Teaching Lesson 1 – Teach Technological Access Explicitly
Raise your metaphorical hand if you received an email from a student where the email was typed entirely in the subject line during distance learning. Yep, we all did… all the time. I was one of those teachers that thought that my students had SOME understanding of how technology works. After all, they had phones, those phones sent notifications, I saw them checking those notifications all the time!
It turns out that my students were really, really bad with accessing and utilizing technology. Therefore, we had to hobble though as they figured out how to check Google Classroom or their email. I found myself replying to emails that were no more than a random assembly of words – rift with typos and lacking punctuation. I had students tell me that they “did all the work,” only to find that slides were completely blank. If I tried to use a website that was different from Google Classroom, it just led to more issues, complications and confusion. I sent many frustrated responses over the first few weeks.
Regardless of the educational setting I’ll be working with in the fall, my students will be competing a series of lessons on technological access as soon as I meet them. They will be also assessed on that understanding. I want to know that my students can communicate with me and their schoolwork – regardless of where their “classes” are taking place.
Teaching Lesson 2 – Video Instructions are the Best Thing Ever
I love giving instruction though video. LOVED IT.
When giving instructions in the traditional classroom setting, I would see students who weren’t looking at the right paper or website, or who weren’t writing when instructed. Whatever the distraction, I would then have to pause my instructions to make sure that they were following along. That helped some students keep them on track, but other students might lose focus. Further, taking that extra time to present directions might mean that students left class before the actual lesson was finished.
With video instructions, I can play my video from the front of the classroom while circling the class to make sure that students are following the directions. Students can the access the video links without me if they need a review of the requirements or details. Basically, video instructions give me the versatility to have my eyes on more than one location.
Video instructions also have added benefits. I can link them in my digital agenda for SPED teachers to review and my daily agenda slides for students who missed class or who need a quick review before starting their homework. If there is some type of asynchronous teaching in the fall, video instructions will be there for students not in class that day. Finally, giving instructions can be an exhausting part of teaching. Not having to explain the same idea over and over? That will save my energy for working with students in other ways.

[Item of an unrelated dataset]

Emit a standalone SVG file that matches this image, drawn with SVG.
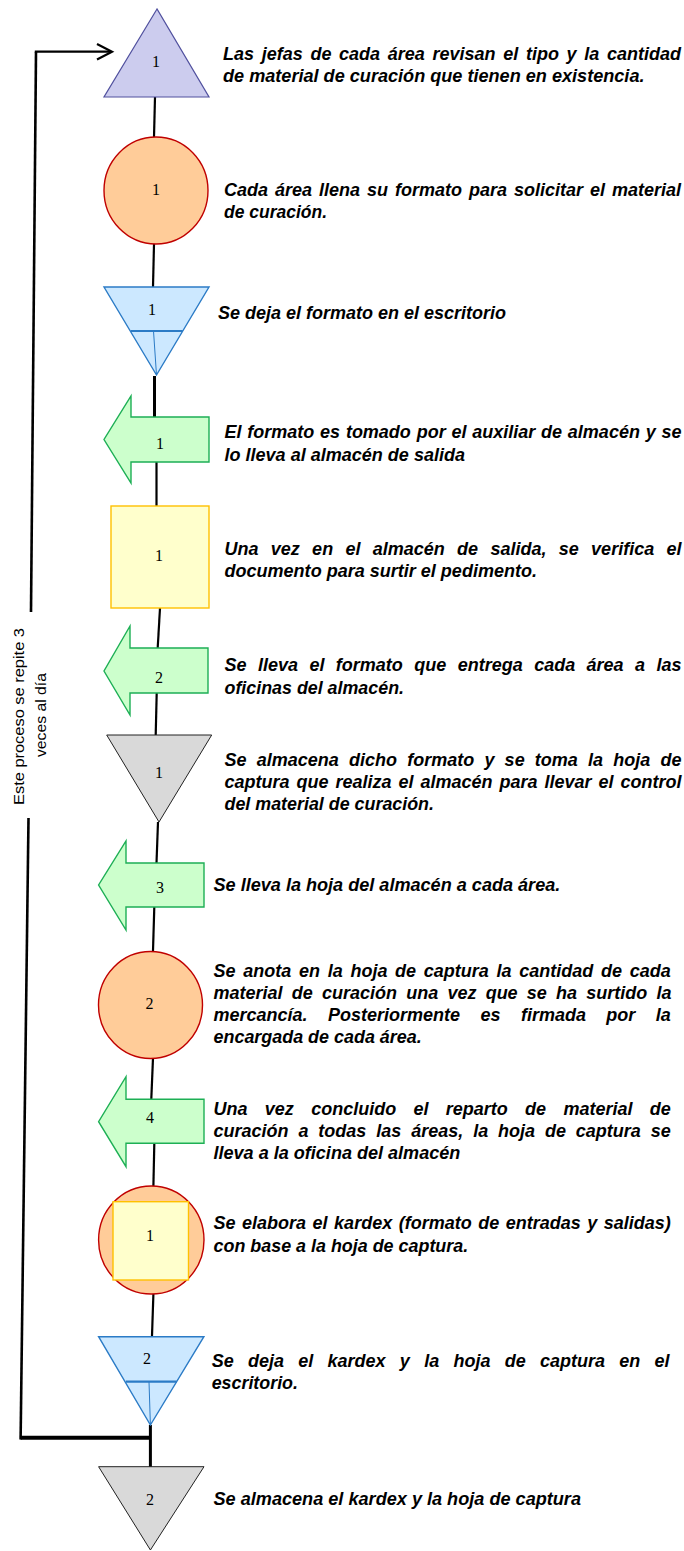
<svg xmlns="http://www.w3.org/2000/svg" width="684" height="1551" viewBox="0 0 684 1551">
<defs>
<style>
.t{font-family:"Liberation Sans",Arial,sans-serif;font-weight:bold;font-style:italic;font-size:18px;fill:#000}
.n{font-family:"Liberation Serif","Times New Roman",serif;font-size:16px;fill:#000;text-anchor:middle}
.v{font-family:"Liberation Sans",Arial,sans-serif;font-size:15.5px;fill:#000;text-anchor:middle}
.c{stroke:#000;stroke-width:2.2;fill:none}
.purple{fill:#CCCCEE;stroke:#50509E;stroke-width:1.2}
.circ{fill:#FFCC99;stroke:#C00000;stroke-width:1.4}
.blue{fill:#CCE8FF;stroke:#2B7BC6;stroke-width:1.4}
.green{fill:#CCFFCC;stroke:#1DAF55;stroke-width:1.4}
.yellow{fill:#FFFFCC;stroke:#FFC000;stroke-width:1.4}
.gray{fill:#D9D9D9;stroke:#222;stroke-width:1}
</style>
</defs>
<rect width="684" height="1551" fill="#fff"/>
<g id="connectors">
<line class="c" x1="155" y1="97" x2="154" y2="137"/>
<line class="c" x1="154" y1="244" x2="153" y2="287"/>
<line class="c" x1="154.5" y1="376" x2="154.5" y2="417" style="stroke-width:3"/>
<line class="c" x1="156.5" y1="462" x2="156.5" y2="506"/>
<line class="c" x1="160" y1="608" x2="157.7" y2="648"/>
<line class="c" x1="156.7" y1="693" x2="155.7" y2="735"/>
<line class="c" x1="158" y1="822" x2="156.5" y2="863"/>
<line class="c" x1="154.3" y1="907" x2="153" y2="951"/>
<line class="c" x1="153" y1="1058" x2="151.3" y2="1099"/>
<line class="c" x1="154.3" y1="1144" x2="153.4" y2="1186"/>
<line class="c" x1="153.4" y1="1294" x2="152" y2="1336"/>
<line class="c" x1="150.4" y1="1425" x2="150.4" y2="1467" style="stroke-width:3"/>
<polyline class="c" points="150.4,1437.7 20.6,1437.7" style="stroke-width:4"/>
<line class="c" x1="20.6" y1="1439.5" x2="28.5" y2="818" style="stroke-width:2.6"/>
<line class="c" x1="31" y1="612" x2="36" y2="51.7" style="stroke-width:2.6"/>
<line class="c" x1="34.8" y1="51.7" x2="111" y2="51.7"/>
<polyline class="c" points="97,44 112,51.7 97,59.5"/>
</g>
<g id="n1"><polygon class="purple" points="157,9 104,97 209,97"/><text class="n" x="156" y="67">1</text></g>
<g id="n2"><ellipse class="circ" cx="156" cy="190.5" rx="52" ry="53.5"/><text class="n" x="156" y="194.5">1</text></g>
<g id="n3"><polygon class="blue" points="104,287 209,287 156.5,375"/><line x1="130.6" y1="331" x2="182.8" y2="331" stroke="#2B7BC6" stroke-width="2.2"/><line x1="153.5" y1="331" x2="156.5" y2="375" stroke="#2B7BC6" stroke-width="1"/><text class="n" x="152" y="315">1</text></g>
<g id="n4"><path class="green" d="M209,417 L131,417 L131,396 L104,439.5 L131,483 L131,462 L209,462 Z"/><text class="n" x="160" y="448.5">1</text></g>
<g id="n5"><rect class="yellow" x="111" y="506" width="98" height="102"/><text class="n" x="159" y="560.5">1</text></g>
<g id="n6"><path class="green" d="M208,648 L130,648 L130,626 L104,671 L130,715 L130,693 L208,693 Z"/><text class="n" x="159" y="682.5">2</text></g>
<g id="n7"><polygon class="gray" points="106.7,735 211.7,735 159,822"/><text class="n" x="159" y="777.5">1</text></g>
<g id="n8"><path class="green" d="M204,863 L126,863 L126,841 L98.6,885 L126,930 L126,907 L204,907 Z"/><text class="n" x="160" y="892.5">3</text></g>
<g id="n9"><ellipse class="circ" cx="150.5" cy="1005" rx="52" ry="53.5"/><text class="n" x="149.5" y="1009">2</text></g>
<g id="n10"><path class="green" d="M204,1099.3 L126,1099.3 L126,1076.7 L98.6,1121.7 L126,1166.7 L126,1143.3 L204,1143.3 Z"/><text class="n" x="150" y="1122.5">4</text></g>
<g id="n11"><ellipse class="circ" cx="151.3" cy="1240" rx="52.7" ry="54"/><rect class="yellow" x="113" y="1201.7" width="75.5" height="78.3"/><text class="n" x="150" y="1240.5">1</text></g>
<g id="n12"><polygon class="blue" points="98.6,1336.7 203.9,1336.7 150.4,1425"/><line x1="125.8" y1="1381.7" x2="176.7" y2="1381.7" stroke="#2B7BC6" stroke-width="2.2"/><line x1="149" y1="1381.7" x2="150.4" y2="1425" stroke="#2B7BC6" stroke-width="1"/><text class="n" x="147" y="1363.5">2</text></g>
<g id="n13"><polygon class="gray" points="98.6,1466.7 204,1466.7 150.4,1550"/><text class="n" x="150" y="1504.5">2</text></g>
<g id="loop-label">
<text class="v" transform="translate(23.5,716.5) rotate(-90)" textLength="177" lengthAdjust="spacingAndGlyphs">Este proceso se repite 3</text>
<text class="v" transform="translate(46,715) rotate(-90)" textLength="84" lengthAdjust="spacingAndGlyphs">veces al día</text>
</g>
<g id="texts">
<text class="t" x="223" y="60" word-spacing="2.7" textLength="458" lengthAdjust="spacing">Las jefas de cada área revisan el tipo y la cantidad</text>
<text class="t" x="223" y="82" textLength="421.5" lengthAdjust="spacingAndGlyphs">de material de curación que tienen en existencia.</text>
<text class="t" x="224" y="196" word-spacing="2" textLength="457" lengthAdjust="spacing">Cada área llena su formato para solicitar el material</text>
<text class="t" x="224" y="218" textLength="103" lengthAdjust="spacingAndGlyphs">de curación.</text>
<text class="t" x="218" y="319" textLength="288" lengthAdjust="spacingAndGlyphs">Se deja el formato en el escritorio</text>
<text class="t" x="224.5" y="438" word-spacing="0.8" textLength="457" lengthAdjust="spacing">El formato es tomado por el auxiliar de almacén y se</text>
<text class="t" x="224.5" y="461" textLength="240.5" lengthAdjust="spacingAndGlyphs">lo lleva al almacén de salida</text>
<text class="t" x="224.5" y="555" word-spacing="7.3" textLength="457" lengthAdjust="spacing">Una vez en el almacén de salida, se verifica el</text>
<text class="t" x="224.5" y="577" textLength="312.5" lengthAdjust="spacingAndGlyphs">documento para surtir el pedimento.</text>
<text class="t" x="224.5" y="671" word-spacing="6.4" textLength="457" lengthAdjust="spacing">Se lleva el formato que entrega cada área a las</text>
<text class="t" x="224.5" y="694" textLength="179.5" lengthAdjust="spacingAndGlyphs">oficinas del almacén.</text>
<text class="t" x="224.5" y="766" word-spacing="5.2" textLength="457" lengthAdjust="spacing">Se almacena dicho formato y se toma la hoja de</text>
<text class="t" x="224.5" y="788" word-spacing="2" textLength="457" lengthAdjust="spacing">captura que realiza el almacén para llevar el control</text>
<text class="t" x="224.5" y="810" textLength="209.5" lengthAdjust="spacingAndGlyphs">del material de curación.</text>
<text class="t" x="213.5" y="891" textLength="346.8" lengthAdjust="spacingAndGlyphs">Se lleva la hoja del almacén a cada área.</text>
<text class="t" x="213.5" y="977" word-spacing="2.7" textLength="457.3" lengthAdjust="spacing">Se anota en la hoja de captura la cantidad de cada</text>
<text class="t" x="213.5" y="999" word-spacing="4.2" textLength="458" lengthAdjust="spacing">material de curación una vez que se ha surtido la</text>
<text class="t" x="213.5" y="1021" word-spacing="15.4" textLength="457.3" lengthAdjust="spacing">mercancía. Posteriormente es firmada por la</text>
<text class="t" x="213.5" y="1043" textLength="208.2" lengthAdjust="spacingAndGlyphs">encargada de cada área.</text>
<text class="t" x="213.5" y="1115" word-spacing="12.3" textLength="457.3" lengthAdjust="spacing">Una vez concluido el reparto de material de</text>
<text class="t" x="213.5" y="1137" word-spacing="4.9" textLength="457.3" lengthAdjust="spacing">curación a todas las áreas, la hoja de captura se</text>
<text class="t" x="213.5" y="1159" textLength="246.8" lengthAdjust="spacingAndGlyphs">lleva a la oficina del almacén</text>
<text class="t" x="213.5" y="1229" word-spacing="1.5" textLength="457.3" lengthAdjust="spacing">Se elabora el kardex (formato de entradas y salidas)</text>
<text class="t" x="213.5" y="1252" textLength="254.7" lengthAdjust="spacingAndGlyphs">con base a la hoja de captura.</text>
<text class="t" x="211.7" y="1367" word-spacing="9.3" textLength="457.8" lengthAdjust="spacing">Se deja el kardex y la hoja de captura en el</text>
<text class="t" x="211.7" y="1389" textLength="86.3" lengthAdjust="spacingAndGlyphs">escritorio.</text>
<text class="t" x="213.5" y="1505" textLength="367.5" lengthAdjust="spacingAndGlyphs">Se almacena el kardex y la hoja de captura</text>
</g>
</svg>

Teaching Lesson 3 – Always Providing Immediate Feedback does not Benefit Students
As teachers, we’ve been programed to help students when they ask. In the classroom, I find myself providing constant reassurance to students as they think through answers. I have really smart students who will check for feedback after writing one sentence! As a teacher, I know that my need to make sure they really understand the material has enabled that practice.

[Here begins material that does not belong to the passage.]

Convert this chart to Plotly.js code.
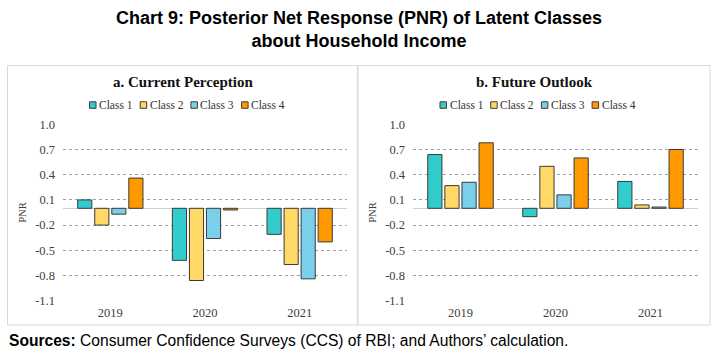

With online instruction, kids really had to dive into lessons on their own. I simply couldn’t be there to provide immediate feedback though email or in Google Classroom. Students had to work though a lesson with only inner guidance and answer their own questions. Although there was lots of hesitation in the beginning but I found that by and large, my students were able to understand and work though the content without constant feedback from me.
My hope is that being forced to rely on themselves didn’t just boost their comprehension but also their self-confidence! If we go back to the classroom, I know that I will be setting clear expectations as to when I will be providing feedback to students every time they try something new. I need my students not to fear a bit of struggle as they learn and they need to build that stamina also.
Teaching Lesson 4 – Model, Model, Model
I will admit that sometimes modeling expectations for assignments can be exhausting. I would be truly depressed if I counted the number of One Pagers I assigned that were turned in that were way more than one page. It’s in the title – ONE PAGER! Why can’t my students just see what I expect from them? (I know, this is an obvious rhetorical question.)
Online learning provided me with a very clear reminder that students need to clearly understand expectations for an assignment – especially when I’m not there to correct them as they stray. In the coming school year, I will provide models for most everything the students create. Beyond that, I want to have my students assess those models more often. What makes an example great? What makes an example less than great? I need to work those questions into my instruction more often. I know that the next time I introduce a one pager as an assignment, I will first have my students examine one pager examples from previous students.
Teaching Lesson 5 – Equity of Voice is Essential
As a middle school teacher, I often find myself paying more attention to the loudest or neediest students. Those who are quiet or reserved often fade into the background. I always have some students, particularly girls, who try to make it through the school year without ever asking a question! As an over talker myself, I never had a problem with voicing my point of view. Still, I know I’ve allowed students to shrink into the background more than I would like to admit.
With distance learning, I found that the types of students who voiced their points of view were extremely different. There was no concern about volume, or about having to speak in front of other students. More reserved students could ask me questions individually in private comments, or though email. Those students who had been speaking just to amuse their classmates became much quieter with no audience. It really felt like a win/win for all of my students. I want to encourage this improved conversational experience more regularly in the classroom, and I have resolved to structure my lessons to make that more possible.
Of course, I know that any implementation of these ideas will not be perfect. Regardless, I wanted to make sure that my awareness is there. While distance learning was far from ideal, I’m glad that pushed me to improve my practice.